Calvin, lanetlenmiş insan soyunun kurtulma namına elinden hiçbir şey gelmeyeceğini iddia etmiştir. Zira bu, insan iradesi dışında Tanrı’nın önceden belirlemiş olduğu bir ihsandır. Onu ne yaptuğı iyilikler, ne canhıraş kendini verdiği ibadetler, ne imanı ne de papazlar –ve de Papa- kurtarabilir. Ancak… İnsanın Tanrı’nın seçtiği kutlu kişlilerden olduğunu anlamasının bir yolu vardır. İnsanın bu dünya hayatında elde ettiği başarılar onun kurtulmuş olduğunun bir delilidir. Bu bakımdan mesleki başarıyı çok önemser Calvin. Bu uğurda zevk ve eğlencelerden vazgeçilmesini, sadece kara, kazanca, ekonomik yükselmeye odalanılması gerektiğini söyler. Kişi, kendini her türlü meşgaleden soyutlayıp işine vermelidir. Burada dikkat edilmesi gereken önemli husus bunun bir ödev bilinci ile yapılmasıdır. Bu ödeve tercih edilebilecek herhangi bir şey söz konusu olamaz. Çok çalışmalı, biriktirmeli ve biriktirdiklerini de yeni kazançlar elde etme yolunda harcamalıdır. Haftada birgün –pazar günü- kiliseye gitmek yeterlidir. Kar elde etmek için yapılan şeylerden de –mesela acımasızlaşmak gerekiyorsa- pişmanlık duyulmaması gerekir. Çünkü bu etik bir kuraldır. Martin Luther’in faiz konusundaki yasağı da Kalvencilikle, borç zengine verildiğinde mübahtır. Zira, zengin bu parayı kazancını arttırmak için sarf edecektir. Calvin’e göre, Hristiyan kendini kazanca davet eden çağrıya kulak verendir. Bu yüzden mesela meslek değişimi de eğer tercih edilen iş yapılan işten daha fazla kar getiriyorsa yapılmalıdır. Calvin, iş sahipleri dışında işçiler için de şunu söyler: İşçi işinde ne kadar üretkense, yani işverenine ne denli çok para kazandırıyorsa o kadar şanslıdır. Acımasızlaşma, çirkin rekabet ve sömürü gibi olumsuz durumlara yol açabilen bu uygulamaların vicdani boyutunu, elde edilecek başarının nasılsa seçilmiş olmanın delaleti olması düşüncesi teşkil eder.
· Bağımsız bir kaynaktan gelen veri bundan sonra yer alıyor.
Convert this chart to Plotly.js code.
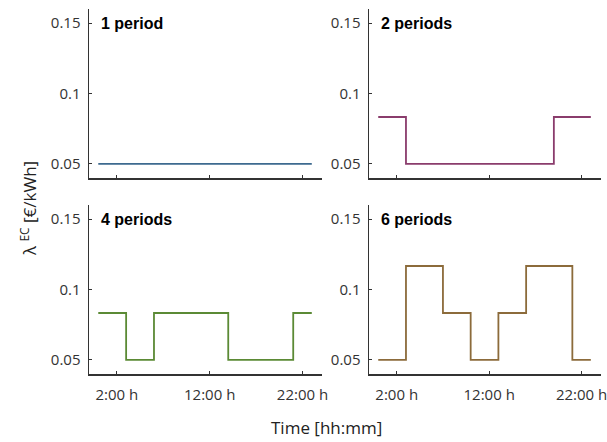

Max Weber, kapitalizmin oluşumu ve gelişiminde Kalvecilik’in ruhu üzerinde durur. “Protestan Ahlakı ve Kapitalizmin Ruhu” eseri bu mesele hakkındaki yorum ve tespitlerinden oluşmaktadır. Weber’e göre, Protestan ahlakı yani Kalvencilik kapitalizmin oluşumunda kilit role sahiptir. Calvin’den sonra Luther’in müminlerinin yerini yaptığı işlerle kendinden emin iş adamlarının aldığını söyler Weber. Kalvinistler, para kazanmayı son derece rasyonel bir biçimde sistematize ederek kapitalizme giden yolu açmışlardır. Bu noktada Avrupalı kapitalistleri Doğu’daki (Osmanlı, Çin, Hindistan) sermaye sahiplerinden ayıran en önemli fark ortaya çıkmaktadır. Avrupalı kapitalistler Doğulu sermaye sahiplerinden farklı olarak, pratik / iktisadi bir akılla yani rasyonalist bir davranışla metodik ve sitematik bir uğraşın içindedirler. Başka bir deyişle kar Doğu’da olduğu gibi araç değil (İslam, Hinduizm veya Konfiçyüsizm paraya Kalvencilikle kıyas kabul etmeyecek kadar az değer verir, yer yer ne kadar önemsiz olduğunu belirtir), amaçtır.